The meeting at the Tibetan government-in-exile's headquarters at Dharamsala in Himachal Pradesh's Kangra district also comes a few weeks before Obama leaves for China. The Tibetan temporal head's spokesman at Dharamsala Tenzin Taklha declined to divulge the details of Dalai's meeting with the US delegation, which is the highest-level official US group to travel to Dharamsala since March 2008, when US House Speaker Nancy Pelosi met the 73-year-old Nobel Laureate, following a wave of unrest in Tibet.
Other members of the US team were Maria Otero, Under Secretary for State for Global Affairs and Special Co-ordinator for Tibetan Affairs designate in the US State Department and Michael Strautmanis, Chief of Staff to the Assistant to the President for inter-governmental relations and public liaison.
Considerable significance is being attached to the meeting since the Dalai will be in the US and he hopes to meet Obama before the President leaves for China. The US team had a meeting with the Tibetan government-in-exile Prime Minister Samdhong Rinpoche on Sunday.
Though the office of the exile government's prime minister described it as a 'courtesy meeting', the presence of the Dalai's special envoy Lodi Gyari, who has been part of talks with China since 2002, made it significant.
The Tibetan spiritual leader, who returned home on Sunday evening from a European tour of Slovakia and the Czech Republic, is slated to visit Washington next October for a Mind and Life Conference and a teaching session. It is speculated that he will meet the US President during the visit. Obama is scheduled to make a trip to China in November this year.
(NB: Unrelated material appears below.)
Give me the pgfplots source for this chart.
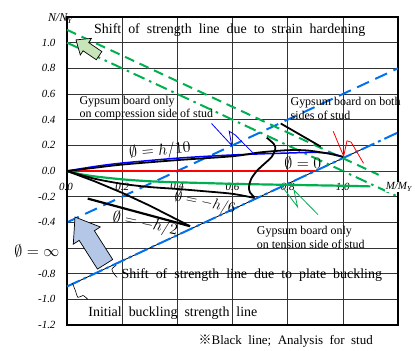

The visit of US officials assumes significance in view of Obama's optimism on the talks between the Dalai Lama's representatives and the Chinese officials. The Tibetan temporal head's representatives have so far held eight round of talks since the resumption of dialogue with China.
But they failed to bear any results with the Chinese government rejecting the memorandum on genuine autonomy for Tibet. China regards the Dalai Lama a separatist and has stepped up pressure on world leaders, including Obama, against meeting the Buddhist leader.
The Buddhist leader fled to India 50 years ago as China crushed an abortive uprising in Tibet.